Pompeo Presses Nations To Fund IS Fight Despite Budget Crunch
Secretary of State Mike Pompeo on Thursday urged allies to make up a shortfall in funding to defeat the Islamic State movement despite a budget crunch after the devastation of the coronavirus pandemic.
The United States and Italy led a meeting of 31 nations on fighting the extremists, held virtually due to precautions to stop the virus.
A US raid last year killed the group's leader, Abu Bakr al-Baghdadi, shortly after President Donald Trump declared the group that once ruled vast swathes of Syria and Iraq had been defeated on the battlefield.
"That said, our fight against ISIS continues, and will for the foreseeable future. We cannot rest," Pompeo told the conference.
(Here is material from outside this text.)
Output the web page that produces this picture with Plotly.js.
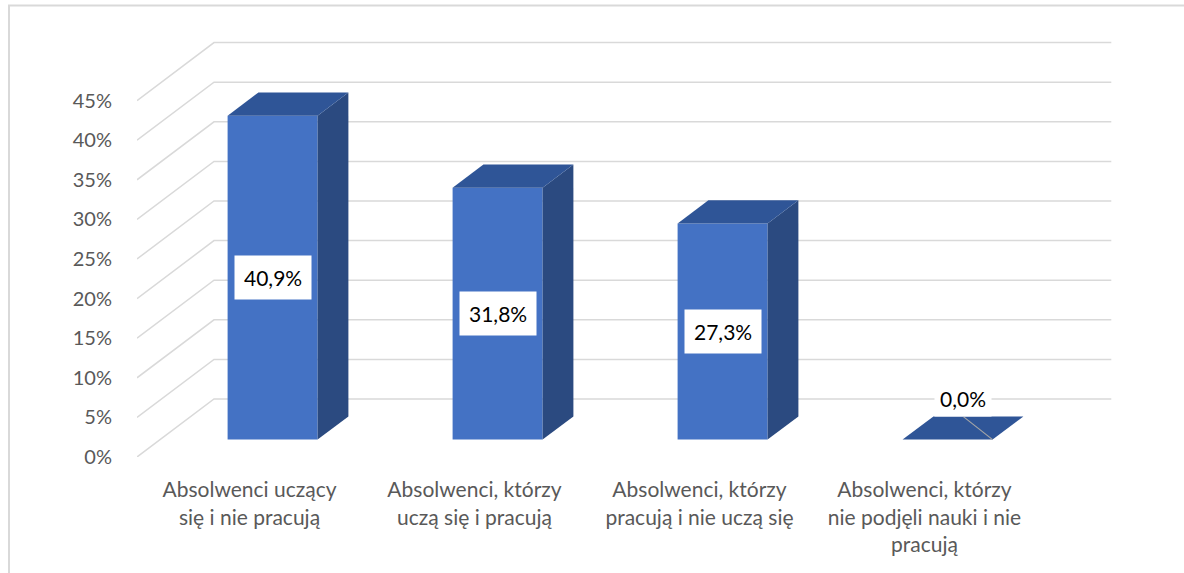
<!DOCTYPE html>
<html>
<head>
<meta charset="utf-8">
<script src="https://cdn.plot.ly/plotly-3.0.1.min.js"></script>
<style>
  html, body { margin: 0; padding: 0; background: #ffffff; }
  #chart { width: 1184px; height: 573px; }
</style>
</head>
<body>
<div id="chart"></div>
<script>
// ---- data ----
const categories = [
  'Absolwenci uczący<br>się i nie pracują',
  'Absolwenci, którzy<br>uczą się i pracują',
  'Absolwenci, którzy<br>pracują i nie uczą się',
  'Absolwenci, którzy<br>nie podjęli nauki i nie<br>pracują'
];
const values = [40.9, 31.8, 27.3, 0.0];
const valueLabels = ['40,9%', '31,8%', '27,3%', '0,0%'];
const yTickVals = [0, 5, 10, 15, 20, 25, 30, 35, 40, 45];
const yTickLabels = ['0%', '5%', '10%', '15%', '20%', '25%', '30%', '35%', '40%', '45%'];

// ---- 3D look (oblique projection in axis units) ----
const W = 1184, H = 573;
const M = { l: 137, r: 57, t: 30, b: 116 };
const pxPerX = 225, pxPerY = 7.92;
const plotW = W - M.l - M.r, plotH = H - M.t - M.b;
const xRange = [0, plotW / pxPerX];
const yRange = [0, plotH / pxPerY];
const DX = 77 / pxPerX;   // x shift for full floor depth
const DY = 58 / pxPerY;   // y shift for full floor depth
const zFront = 0.30, zDepth = 0.40, halfW = 0.2;
const cFront = '#4472C4', cTop = '#2F5597', cSide = '#2B4A80';
const gridColor = '#D9D9D9';
const font = 'Lato, "Open Sans", sans-serif';

const traces = [];
// wall gridlines
yTickVals.forEach(v => {
  traces.push({
    type: 'scatter', mode: 'lines', hoverinfo: 'skip', showlegend: false,
    x: [0, DX, categories.length + DX - 0.012],
    y: [v, v + DY, v + DY],
    line: { color: gridColor, width: 1.5 }
  });
});

function poly(xs, ys, color) {
  traces.push({
    type: 'scatter', mode: 'lines', fill: 'toself', fillcolor: color,
    hoverinfo: 'skip', showlegend: false,
    x: xs.concat([xs[0]]), y: ys.concat([ys[0]]),
    line: { width: 0, color: color }
  });
}

const annotations = [];
values.forEach((v, i) => {
  const l = i + 0.5 - halfW + zFront * DX;
  const r = l + 2 * halfW;
  const b = zFront * DY;
  const t = b + v;
  const ox = zDepth * DX, oy = zDepth * DY;
  if (v > 0) {
    poly([l, r, r, l], [b, b, t, t], cFront);
    poly([r, r + ox, r + ox, r], [b, b + oy, t + oy, t], cSide);
  }
  poly([l, r, r + ox, l + ox], [t, t, t + oy, t + oy], cTop);
  if (v > 0) {
    annotations.push({
      x: (l + r) / 2, y: b + v / 2, xref: 'x', yref: 'y',
      text: valueLabels[i], showarrow: false,
      font: { family: font, size: 21, color: '#000000' },
      bgcolor: '#ffffff', borderpad: 9
    });
  } else {
    // edge line on the flat bar
    traces.push({
      type: 'scatter', mode: 'lines', hoverinfo: 'skip', showlegend: false,
      x: [r, (l + r) / 2 + ox / 2], y: [t, t + oy],
      line: { color: '#A6A6A6', width: 1.2 }
    });
    annotations.push({
      x: (l + r) / 2 + ox / 2, y: t + oy / 2, xref: 'x', yref: 'y',
      yshift: 30,
      text: valueLabels[i], showarrow: false,
      font: { family: font, size: 21, color: '#000000' },
      bgcolor: '#ffffff', borderpad: 5
    });
  }
});

const layout = {
  width: W, height: H,
  margin: M,
  paper_bgcolor: 'rgba(0,0,0,0)', plot_bgcolor: 'rgba(0,0,0,0)',
  showlegend: false,
  xaxis: {
    range: xRange, fixedrange: true,
    tickmode: 'array',
    tickvals: categories.map((c, i) => i + 0.5),
    ticktext: categories,
    showgrid: false, zeroline: false, showline: false,
    ticks: 'outside', ticklen: 14, tickcolor: 'rgba(0,0,0,0)',
    tickfont: { family: font, size: 21, color: '#595959' }
  },
  yaxis: {
    range: yRange, fixedrange: true,
    tickmode: 'array', tickvals: yTickVals, ticktext: yTickLabels,
    showgrid: false, zeroline: false, showline: false,
    ticks: 'outside', ticklen: 20, tickcolor: 'rgba(0,0,0,0)',
    tickfont: { family: font, size: 20, color: '#595959' }
  },
  annotations: annotations,
  shapes: [{
    type: 'rect', xref: 'paper', yref: 'paper', layer: 'below',
    x0: (9 - M.l) / plotW, x1: (W + 20 - M.l) / plotW,
    y0: (M.t + plotH - (H + 20)) / plotH, y1: (M.t + plotH - 5.5) / plotH,
    line: { color: '#D9D9D9', width: 2 }, fillcolor: 'rgba(0,0,0,0)'
  }]
};

Plotly.newPlot('chart', traces, layout, { displayModeBar: false, staticPlot: true });
</script>
</body>
</html>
"We must continue to root out ISIS cells and networks and provide stabilization assistance to liberated areas in Iraq and Syria," he said.
"It's true that the pandemic is putting enormous pressure on all of our budgets, but we urge your nations to pledge toward our goal of more than $700 million for 2020," he said.
The funding drive by the coalition, which seeks to bring stability to Iraq and Syria, has raised only $200 million this year as of May 26, a State Department spokesperson said.
The United States has pledged $50 million for northeastern Syria as well as $100 million in support for Iraq, whose new prime minister, Mustafa Kadhemi, has been welcomed by Washington.
The Islamic State group at its height carried out grisly mass executions and enslaved non-Muslims as it inspired attacks around the West.
Even as the extremists' presence has dwindled in its former stronghold, alarm has grown over the Islamic State group's influence in West Africa and Afghanistan.
The United States blamed the Islamic State group for a horrific attack last month at a maternity hospital in Kabul, saying the militants wanted to scuttle a nascent peace process between the Taliban and the Kabul government.